The protesters in Copenhagen want to dump the official delegates and do the work themselves. It's an interesting concept and has some things of merit, but not likely to work very well. The reason international agreements are so difficult is that so many interests are at stake. Our Bishop has a book discussion going on-line with the book Everything Must Change: Jesus, Global Crises, and a Revolution of Hope by Brian D. McLaren. I rather like McLaren's somewhat simplistic Three Subsystems in Society that help to form a "suicide machine": the prosperity system, the security system and the equity system. When these systems are not functioning in an interactive way with each system checking the others, bad things happen. He goes on to point out that there are of course other factors, our environment, for example. We take in heat from the sun and we generate heat from other sources. The heat needs to go somewhere.
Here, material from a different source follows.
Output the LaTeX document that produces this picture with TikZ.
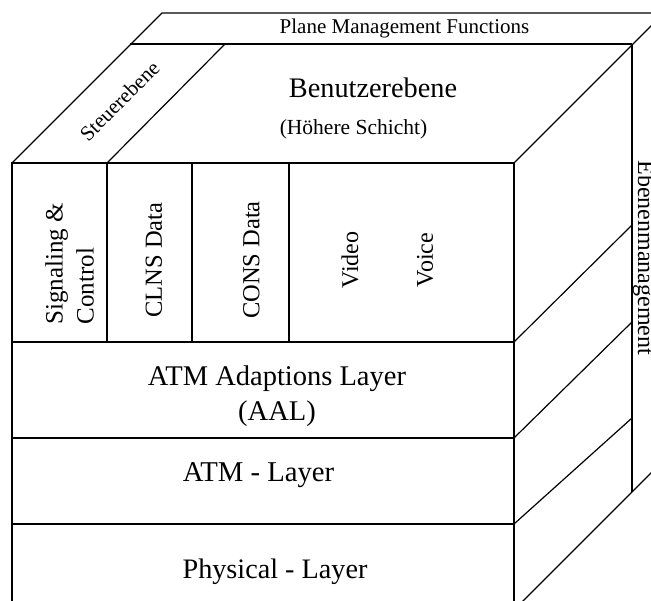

We pollute in lots of other ways, too. I do wish I had more time to write about this, but it will have to wait at least until I get going on my trip west.
In the article quoted at the start of this post i was taken with the following statement: "Much of the uncertainty in the Copenhagen talks stems from how slowly the first U.S. legislation to cap carbon dioxide emissions is moving through Congress. Passage of a U.S. climate change bill is expected no earlier than next spring -- and many other nations are unwilling to make their final commitments until the U.S. does."